INFORMATION PROVIDED =>
——————————

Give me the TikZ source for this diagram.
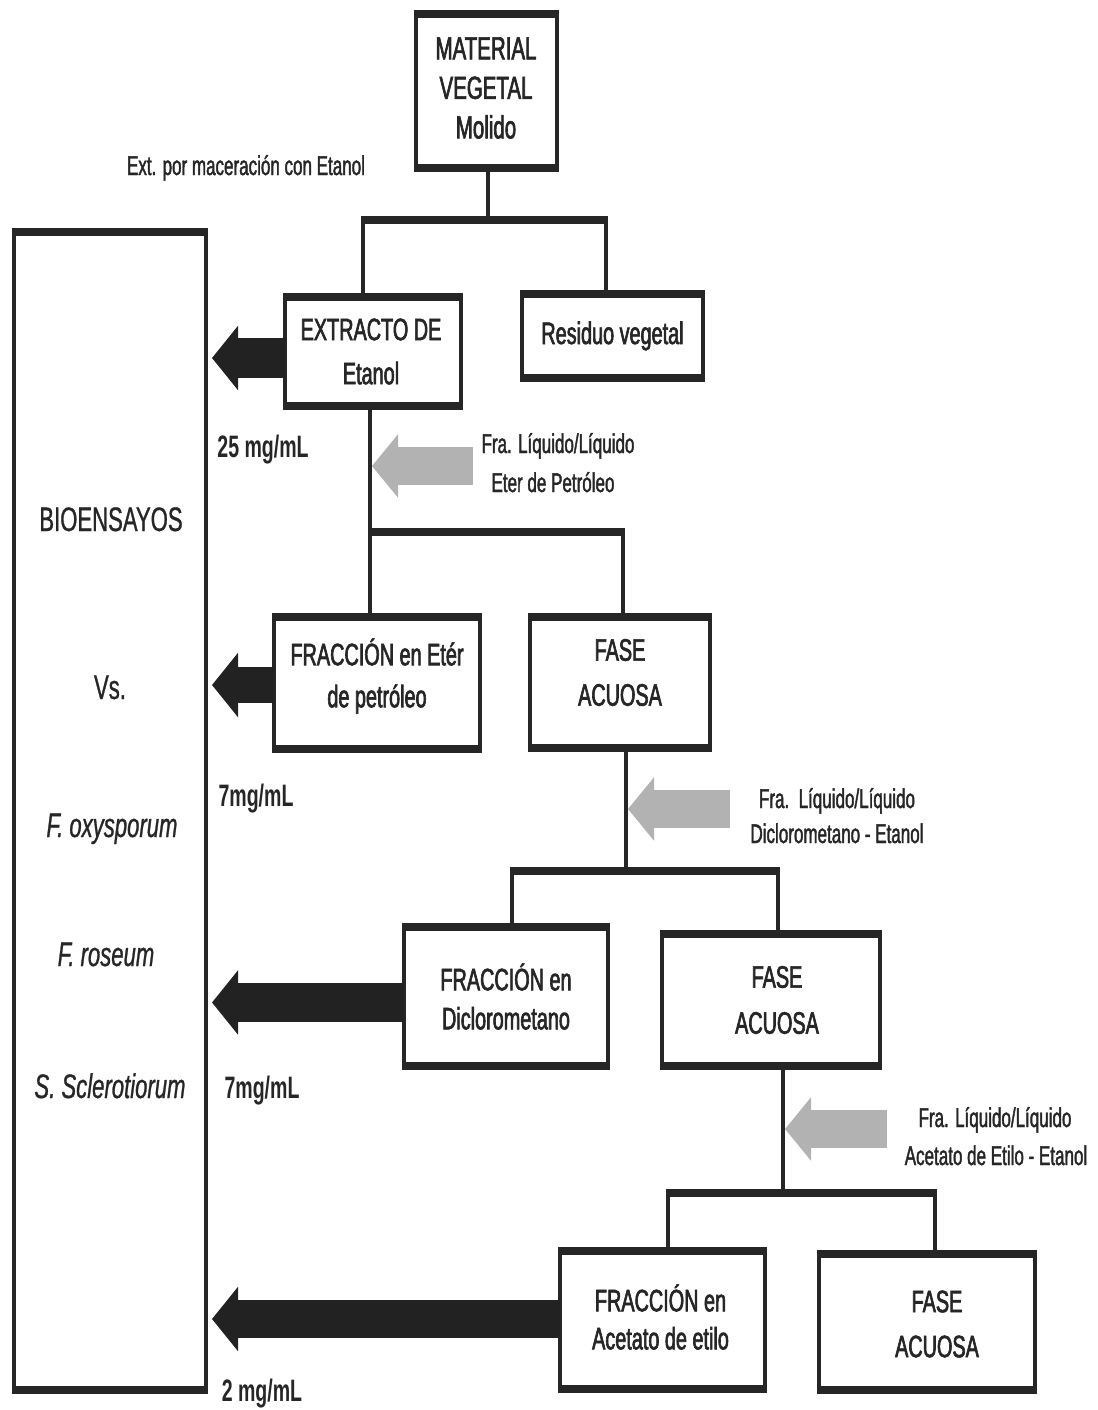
\documentclass[tikz,border=0pt]{standalone}
\usepackage{fontspec}
\setmainfont{Liberation Sans}
\newfontfamily\boxfont[FakeStretch=0.64,FakeBold=2]{Liberation Sans}
\newfontfamily\labfont[FakeStretch=0.63,FakeBold=1.5]{Liberation Sans}
\newfontfamily\mgfont[FakeStretch=0.63]{Liberation Sans}
\newfontfamily\biofont[FakeStretch=0.65,FakeBold=0.8]{Liberation Sans}
\usetikzlibrary{arrows.meta}
\definecolor{ink}{HTML}{262626}
\definecolor{blk}{HTML}{222222}
\definecolor{gry}{HTML}{B2B2B2}
\tikzset{
  box/.style={draw=ink, line width=4pt, outer sep=0pt, inner sep=0pt, align=center,
    text=ink, fill=white, font=\boxfont\fontsize{31}{42}\selectfont},
  boxtext/.style={align=center, text=ink, inner sep=0pt, font=\boxfont\fontsize{31}{42}\selectfont},
  vln/.style={draw=ink, line width=4pt},
  hln/.style={draw=ink, line width=8pt},
  barrow/.style={draw=blk, line width=#1, -{Triangle[length=26pt,width=63pt]}},
  garrow/.style={draw=gry, line width=38pt, -{Triangle[length=26pt,width=62pt]}},
  lab/.style={text=ink, anchor=base, inner sep=0pt, font=\labfont\fontsize{27}{32}\selectfont},
  mg/.style={text=ink, anchor=base, inner sep=0pt, font=\mgfont\bfseries\fontsize{31}{36}\selectfont},
  bio/.style={text=ink, anchor=base, inner sep=0pt, font=\biofont\fontsize{34}{40}\selectfont}
}
\begin{document}
\begin{tikzpicture}[x=1pt,y=-1pt]
\fill[white] (0,0) rectangle (1097,1410);
\useasboundingbox (0,0) rectangle (1097,1410);

% ---- junction points ----
\coordinate (j1) at (488,220);
\coordinate (j1l) at (363,220);
\coordinate (j1r) at (606,220);
\coordinate (j2l) at (370,532);
\coordinate (j2r) at (623,532);
\coordinate (j3) at (626,871);
\coordinate (j3l) at (512,871);
\coordinate (j3r) at (778,871);
\coordinate (j4) at (783,1193);
\coordinate (j4l) at (668,1193);
\coordinate (j4r) at (935,1193);

% ---- boxes ----
\node[box, minimum width=141pt, minimum height=154pt,
  label={[boxtext, font=\boxfont\fontsize{32}{39.5}\selectfont, yshift=3pt]center:MATERIAL\\VEGETAL\\Molido}] (mat) at (486,91) {};
\node[box, minimum width=176pt, minimum height=109pt,
  label={[boxtext, font=\boxfont\fontsize{31}{44}\selectfont, xshift=-2pt]center:EXTRACTO DE\\Etanol}] (ext) at (373,351.5) {};
\node[box, minimum width=181pt, minimum height=84pt] (res) at (612.5,336) {Residuo vegetal};
\node[box, minimum width=192pt, minimum height=1158pt] (bio) at (110,811) {};
\node[box, minimum width=206pt, minimum height=132pt,
  label={[boxtext, yshift=7pt]center:FRACCIÓN en Etér\\de petróleo}] (fpet) at (377,683) {};
\node[box, minimum width=180pt, minimum height=131pt,
  label={[boxtext, font=\boxfont\fontsize{31}{45}\selectfont, yshift=10pt]center:FASE\\ACUOSA}] (fa1) at (620,682.5) {};
\node[box, minimum width=204pt, minimum height=139pt, font=\boxfont\fontsize{31}{39}\selectfont] (fdcm) at (506,996.5) {FRACCIÓN en\\Diclorometano};
\node[box, minimum width=218pt, minimum height=132pt,
  label={[boxtext, font=\boxfont\fontsize{31}{46}\selectfont, xshift=6pt]center:FASE\\ACUOSA}] (fa2) at (771,1000) {};
\node[box, minimum width=205pt, minimum height=138pt,
  label={[boxtext, font=\boxfont\fontsize{31}{38}\selectfont, yshift=3pt, xshift=-2pt]center:FRACCIÓN en\\Acetato de etilo}] (face) at (662.5,1320) {};
\node[box, minimum width=216pt, minimum height=136pt,
  label={[boxtext, font=\boxfont\fontsize{31}{45}\selectfont, xshift=10pt, yshift=-2pt]center:FASE\\ACUOSA}] (fa3) at (927,1322) {};

\foreach \n in {mat,ext,res,bio,fpet,fa1,fdcm,fa2,face,fa3}{
  \draw[hln] ([xshift=-2pt]\n.north west) -- ([xshift=2pt]\n.north east);
  \draw[hln] ([xshift=-2pt]\n.south west) -- ([xshift=2pt]\n.south east);
}

% ---- tree connectors ----
\draw[vln] (j1 |- mat.south) -- (j1);
\draw[hln] ([xshift=-2pt]j1l) -- ([xshift=2pt]j1r);
\draw[vln] (j1l) -- (j1l |- ext.north);
\draw[vln] (j1r) -- (j1r |- res.north);

\draw[vln] (j2l |- ext.south) -- (j2l);
\draw[hln] ([xshift=-2pt]j2l) -- ([xshift=2pt]j2r);
\draw[vln] (j2l) -- (j2l |- fpet.north);
\draw[vln] (j2r) -- (j2r |- fa1.north);

\draw[vln] (j3 |- fa1.south) -- (j3);
\draw[hln] ([xshift=-2pt]j3l) -- ([xshift=2pt]j3r);
\draw[vln] (j3l) -- (j3l |- fdcm.north);
\draw[vln] (j3r) -- (j3r |- fa2.north);

\draw[vln] (j4 |- fa2.south) -- (j4);
\draw[hln] ([xshift=-2pt]j4l) -- ([xshift=2pt]j4r);
\draw[vln] (j4l) -- (j4l |- face.north);
\draw[vln] (j4r) -- (j4r |- fa3.north);

% ---- black arrows to bioassays ----
\coordinate (a1) at (212,358);
\coordinate (a2) at (212,685);
\coordinate (a3) at (212,1002.5);
\coordinate (a4) at (212,1319);
\draw[barrow=40pt] (ext.west |- a1) -- (a1);
\draw[barrow=36pt] (fpet.west |- a2) -- (a2);
\draw[barrow=39pt] (fdcm.west |- a3) -- (a3);
\draw[barrow=38pt] (face.west |- a4) -- (a4);

% ---- grey arrows ----
\coordinate (g1s) at (473,466);
\coordinate (g1t) at (372,466);
\coordinate (g2s) at (730,809);
\coordinate (g2t) at (628,809);
\coordinate (g3s) at (887,1129);
\coordinate (g3t) at (785,1129);
\draw[garrow] (g1s) -- (g1t);
\draw[garrow] (g2s) -- (g2t);
\draw[garrow] (g3s) -- (g3t);

% ---- labels ----
\node[lab] (tmac) at (246,175) {Ext. por maceración con Etanol};
\node[mg] (m1) at (263,457) {25 mg/mL};
\node[lab] (g1a) at (558,453) {Fra. Líquido/Líquido};
\node[lab] (g1b) at (553,492) {Eter de Petróleo};
\node[mg] (m2) at (256,806) {7mg/mL};
\node[lab] (g2a) at (837,808) {Fra.\ \ Líquido/Líquido};
\node[lab] (g2b) at (837,843) {Diclorometano - Etanol};
\node[mg] (m3) at (262,1098) {7mg/mL};
\node[lab] (g3a) at (995,1127) {Fra. Líquido/Líquido};
\node[lab] (g3b) at (996,1165) {Acetato de Etilo - Etanol};
\node[mg] (m4) at (262,1401) {2 mg/mL};

% ---- bioassay column ----
\node[bio] (b1) at (111,531) {BIOENSAYOS};
\node[bio] (b2) at (110,699) {Vs.};
\node[bio] (b3) at (112,837) {\itshape F. oxysporum};
\node[bio] (b4) at (106,966) {\itshape F. roseum};
\node[bio] (b5) at (110,1098) {\itshape S. Sclerotiorum};
\end{tikzpicture}
\end{document}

——————————

JOB =>
Restate the whole listing above exactly, except for its images.

ANSWER TO THE TASK =>
Give me the TikZ source for this diagram.
\documentclass[tikz,border=0pt]{standalone}
\usepackage{fontspec}
\setmainfont{Liberation Sans}
\newfontfamily\boxfont[FakeStretch=0.64,FakeBold=2]{Liberation Sans}
\newfontfamily\labfont[FakeStretch=0.63,FakeBold=1.5]{Liberation Sans}
\newfontfamily\mgfont[FakeStretch=0.63]{Liberation Sans}
\newfontfamily\biofont[FakeStretch=0.65,FakeBold=0.8]{Liberation Sans}
\usetikzlibrary{arrows.meta}
\definecolor{ink}{HTML}{262626}
\definecolor{blk}{HTML}{222222}
\definecolor{gry}{HTML}{B2B2B2}
\tikzset{
  box/.style={draw=ink, line width=4pt, outer sep=0pt, inner sep=0pt, align=center,
    text=ink, fill=white, font=\boxfont\fontsize{31}{42}\selectfont},
  boxtext/.style={align=center, text=ink, inner sep=0pt, font=\boxfont\fontsize{31}{42}\selectfont},
  vln/.style={draw=ink, line width=4pt},
  hln/.style={draw=ink, line width=8pt},
  barrow/.style={draw=blk, line width=#1, -{Triangle[length=26pt,width=63pt]}},
  garrow/.style={draw=gry, line width=38pt, -{Triangle[length=26pt,width=62pt]}},
  lab/.style={text=ink, anchor=base, inner sep=0pt, font=\labfont\fontsize{27}{32}\selectfont},
  mg/.style={text=ink, anchor=base, inner sep=0pt, font=\mgfont\bfseries\fontsize{31}{36}\selectfont},
  bio/.style={text=ink, anchor=base, inner sep=0pt, font=\biofont\fontsize{34}{40}\selectfont}
}
\begin{document}
\begin{tikzpicture}[x=1pt,y=-1pt]
\fill[white] (0,0) rectangle (1097,1410);
\useasboundingbox (0,0) rectangle (1097,1410);

% ---- junction points ----
\coordinate (j1) at (488,220);
\coordinate (j1l) at (363,220);
\coordinate (j1r) at (606,220);
\coordinate (j2l) at (370,532);
\coordinate (j2r) at (623,532);
\coordinate (j3) at (626,871);
\coordinate (j3l) at (512,871);
\coordinate (j3r) at (778,871);
\coordinate (j4) at (783,1193);
\coordinate (j4l) at (668,1193);
\coordinate (j4r) at (935,1193);

% ---- boxes ----
\node[box, minimum width=141pt, minimum height=154pt,
  label={[boxtext, font=\boxfont\fontsize{32}{39.5}\selectfont, yshift=3pt]center:MATERIAL\\VEGETAL\\Molido}] (mat) at (486,91) {};
\node[box, minimum width=176pt, minimum height=109pt,
  label={[boxtext, font=\boxfont\fontsize{31}{44}\selectfont, xshift=-2pt]center:EXTRACTO DE\\Etanol}] (ext) at (373,351.5) {};
\node[box, minimum width=181pt, minimum height=84pt] (res) at (612.5,336) {Residuo vegetal};
\node[box, minimum width=192pt, minimum height=1158pt] (bio) at (110,811) {};
\node[box, minimum width=206pt, minimum height=132pt,
  label={[boxtext, yshift=7pt]center:FRACCIÓN en Etér\\de petróleo}] (fpet) at (377,683) {};
\node[box, minimum width=180pt, minimum height=131pt,
  label={[boxtext, font=\boxfont\fontsize{31}{45}\selectfont, yshift=10pt]center:FASE\\ACUOSA}] (fa1) at (620,682.5) {};
\node[box, minimum width=204pt, minimum height=139pt, font=\boxfont\fontsize{31}{39}\selectfont] (fdcm) at (506,996.5) {FRACCIÓN en\\Diclorometano};
\node[box, minimum width=218pt, minimum height=132pt,
  label={[boxtext, font=\boxfont\fontsize{31}{46}\selectfont, xshift=6pt]center:FASE\\ACUOSA}] (fa2) at (771,1000) {};
\node[box, minimum width=205pt, minimum height=138pt,
  label={[boxtext, font=\boxfont\fontsize{31}{38}\selectfont, yshift=3pt, xshift=-2pt]center:FRACCIÓN en\\Acetato de etilo}] (face) at (662.5,1320) {};
\node[box, minimum width=216pt, minimum height=136pt,
  label={[boxtext, font=\boxfont\fontsize{31}{45}\selectfont, xshift=10pt, yshift=-2pt]center:FASE\\ACUOSA}] (fa3) at (927,1322) {};

\foreach \n in {mat,ext,res,bio,fpet,fa1,fdcm,fa2,face,fa3}{
  \draw[hln] ([xshift=-2pt]\n.north west) -- ([xshift=2pt]\n.north east);
  \draw[hln] ([xshift=-2pt]\n.south west) -- ([xshift=2pt]\n.south east);
}

% ---- tree connectors ----
\draw[vln] (j1 |- mat.south) -- (j1);
\draw[hln] ([xshift=-2pt]j1l) -- ([xshift=2pt]j1r);
\draw[vln] (j1l) -- (j1l |- ext.north);
\draw[vln] (j1r) -- (j1r |- res.north);

\draw[vln] (j2l |- ext.south) -- (j2l);
\draw[hln] ([xshift=-2pt]j2l) -- ([xshift=2pt]j2r);
\draw[vln] (j2l) -- (j2l |- fpet.north);
\draw[vln] (j2r) -- (j2r |- fa1.north);

\draw[vln] (j3 |- fa1.south) -- (j3);
\draw[hln] ([xshift=-2pt]j3l) -- ([xshift=2pt]j3r);
\draw[vln] (j3l) -- (j3l |- fdcm.north);
\draw[vln] (j3r) -- (j3r |- fa2.north);

\draw[vln] (j4 |- fa2.south) -- (j4);
\draw[hln] ([xshift=-2pt]j4l) -- ([xshift=2pt]j4r);
\draw[vln] (j4l) -- (j4l |- face.north);
\draw[vln] (j4r) -- (j4r |- fa3.north);

% ---- black arrows to bioassays ----
\coordinate (a1) at (212,358);
\coordinate (a2) at (212,685);
\coordinate (a3) at (212,1002.5);
\coordinate (a4) at (212,1319);
\draw[barrow=40pt] (ext.west |- a1) -- (a1);
\draw[barrow=36pt] (fpet.west |- a2) -- (a2);
\draw[barrow=39pt] (fdcm.west |- a3) -- (a3);
\draw[barrow=38pt] (face.west |- a4) -- (a4);

% ---- grey arrows ----
\coordinate (g1s) at (473,466);
\coordinate (g1t) at (372,466);
\coordinate (g2s) at (730,809);
\coordinate (g2t) at (628,809);
\coordinate (g3s) at (887,1129);
\coordinate (g3t) at (785,1129);
\draw[garrow] (g1s) -- (g1t);
\draw[garrow] (g2s) -- (g2t);
\draw[garrow] (g3s) -- (g3t);

% ---- labels ----
\node[lab] (tmac) at (246,175) {Ext. por maceración con Etanol};
\node[mg] (m1) at (263,457) {25 mg/mL};
\node[lab] (g1a) at (558,453) {Fra. Líquido/Líquido};
\node[lab] (g1b) at (553,492) {Eter de Petróleo};
\node[mg] (m2) at (256,806) {7mg/mL};
\node[lab] (g2a) at (837,808) {Fra.\ \ Líquido/Líquido};
\node[lab] (g2b) at (837,843) {Diclorometano - Etanol};
\node[mg] (m3) at (262,1098) {7mg/mL};
\node[lab] (g3a) at (995,1127) {Fra. Líquido/Líquido};
\node[lab] (g3b) at (996,1165) {Acetato de Etilo - Etanol};
\node[mg] (m4) at (262,1401) {2 mg/mL};

% ---- bioassay column ----
\node[bio] (b1) at (111,531) {BIOENSAYOS};
\node[bio] (b2) at (110,699) {Vs.};
\node[bio] (b3) at (112,837) {\itshape F. oxysporum};
\node[bio] (b4) at (106,966) {\itshape F. roseum};
\node[bio] (b5) at (110,1098) {\itshape S. Sclerotiorum};
\end{tikzpicture}
\end{document}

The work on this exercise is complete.